Pictures excluded, return the lines below from the first through the line holding "0.76, 0.78, 0.8];".

DATA SHOWN =
** BEGIN **
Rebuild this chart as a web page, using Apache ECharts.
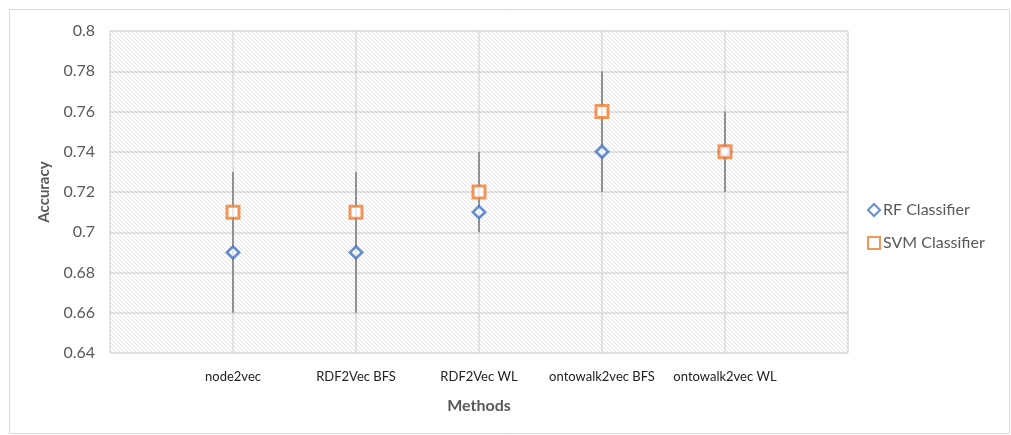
<!DOCTYPE html>
<html>
<head>
<meta charset="utf-8">
<style>
  html, body { margin: 0; padding: 0; background: #fff; }
  #chart { width: 1011px; height: 435px; }
</style>
<script src="https://cdn.jsdelivr.net/npm/echarts@6/dist/echarts.min.js"></script>
</head>
<body>
<div id="chart"></div>
<script>
// chart data
const categories = ["node2vec", "RDF2Vec BFS", "RDF2Vec WL", "ontowalk2vec BFS", "ontowalk2vec WL"];
const rfValues = [0.69, 0.69, 0.71, 0.74, 0.74];
const svmValues = [0.71, 0.71, 0.72, 0.76, 0.74];
const errLow = [0.66, 0.66, 0.70, 0.72, 0.72];
const errHigh = [0.73, 0.73, 0.74, 0.78, 0.76];
const yTicks = [0.64, 0.66, 0.68, 0.7, 0.72, 0.74, 0.76, 0.78, 0.8];

// hatched plot background like excel
function hatch() {
  const c = document.createElement("canvas");
  c.width = 4;
  c.height = 4;
  const ctx = c.getContext("2d");
  ctx.fillStyle = "#ffffff";
  ctx.fillRect(0, 0, 4, 4);
  ctx.strokeStyle = "#e2e2e2";
  ctx.lineWidth = 1;
  ctx.beginPath();
  ctx.moveTo(-1, -1);
  ctx.lineTo(5, 5);
  ctx.moveTo(-1, 3);
  ctx.lineTo(1, 5);
  ctx.moveTo(3, -1);
  ctx.lineTo(5, 1);
  ctx.stroke();
  return c;
}

const chart = echarts.init(document.getElementById("chart"));
const font = "Lato, 'Open Sans', sans-serif";

const option = {
  animation: false,
  graphic: [{
    type: "rect",
    shape: { x: 9.5, y: 9.5, width: 1000, height: 424 },
    style: { fill: "none", stroke: "#d9d9d9", lineWidth: 1 },
    silent: true
  }],
  grid: {
    left: 110, right: 163, top: 31, bottom: 82,
    show: true,
    borderWidth: 0,
    backgroundColor: { image: hatch(), repeat: "repeat" }
  },
  legend: {
    orient: "vertical",
    left: 862,
    top: 197,
    itemGap: 17,
    itemWidth: 12,
    itemHeight: 12,
    textStyle: { fontFamily: font, fontSize: 16, color: "#595959", padding: [0, 0, 0, -2] },
    data: [
      { name: "RF Classifier", icon: "diamond" },
      { name: "SVM Classifier", icon: "rect" }
    ]
  },
  xAxis: {
    type: "value",
    min: 0, max: 6, interval: 1,
    name: "Methods",
    nameLocation: "middle",
    nameGap: 45,
    nameTextStyle: { fontFamily: font, fontSize: 16, fontWeight: "bold", color: "#595959" },
    axisLine: { show: false },
    axisTick: { show: false },
    axisLabel: {
      margin: 17,
      fontFamily: font, fontSize: 13, color: "#222",
      formatter: v => categories[v - 1] || ""
    },
    splitLine: { show: true, lineStyle: { color: "#d9d9d9", width: 1.5 } }
  },
  yAxis: {
    type: "value",
    min: 0.64, max: 0.8, interval: 0.02,
    name: "Accuracy",
    nameLocation: "middle",
    nameGap: 58,
    nameTextStyle: { fontFamily: font, fontSize: 15, fontWeight: "bold", color: "#595959" },
    axisLine: { show: false },
    axisTick: { show: false },
    axisLabel: {
      margin: 15,
      fontFamily: font, fontSize: 16, color: "#595959",
      formatter: v => yTicks.includes(+v.toFixed(2)) ? String(+v.toFixed(2)) : ""
    },
    splitLine: { show: true, lineStyle: { color: "#d9d9d9", width: 1.5 } }
  },
  series: [
    {
      type: "custom",
      name: "errors",
      z: 2,
      data: categories.map((c, i) => [i + 1, errLow[i], errHigh[i]]),
      renderItem: (params, api) => {
        const a = api.coord([api.value(0), api.value(1)]);
        const b = api.coord([api.value(0), api.value(2)]);
        return {
          type: "line",
          shape: { x1: a[0], y1: a[1], x2: b[0], y2: b[1] },
          style: { stroke: "#7f7f7f", lineWidth: 1.6 }
        };
      }
    },
    {
      type: "scatter",
      name: "RF Classifier",
      z: 3,
      symbol: "diamond",
      symbolSize: 12,
      itemStyle: { color: "#ffffff", borderColor: "#4472c4", borderWidth: 2.8 },
      data: categories.map((c, i) => [i + 1, rfValues[i]])
    },
    {
      type: "scatter",
      name: "SVM Classifier",
      z: 4,
      symbol: "rect",
      symbolSize: 12,
      itemStyle: { color: "#ffffff", borderColor: "#ed7d31", borderWidth: 3 },
      data: categories.map((c, i) => [i + 1, svmValues[i]])
    }
  ]
};

chart.setOption(option);
</script>
</body>
</html>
** END **
RESPONSE =
Rebuild this chart as a web page, using Apache ECharts.
<!DOCTYPE html>
<html>
<head>
<meta charset="utf-8">
<style>
  html, body { margin: 0; padding: 0; background: #fff; }
  #chart { width: 1011px; height: 435px; }
</style>
<script src="https://cdn.jsdelivr.net/npm/echarts@6/dist/echarts.min.js"></script>
</head>
<body>
<div id="chart"></div>
<script>
// chart data
const categories = ["node2vec", "RDF2Vec BFS", "RDF2Vec WL", "ontowalk2vec BFS", "ontowalk2vec WL"];
const rfValues = [0.69, 0.69, 0.71, 0.74, 0.74];
const svmValues = [0.71, 0.71, 0.72, 0.76, 0.74];
const errLow = [0.66, 0.66, 0.70, 0.72, 0.72];
const errHigh = [0.73, 0.73, 0.74, 0.78, 0.76];
const yTicks = [0.64, 0.66, 0.68, 0.7, 0.72, 0.74, 0.76, 0.78, 0.8];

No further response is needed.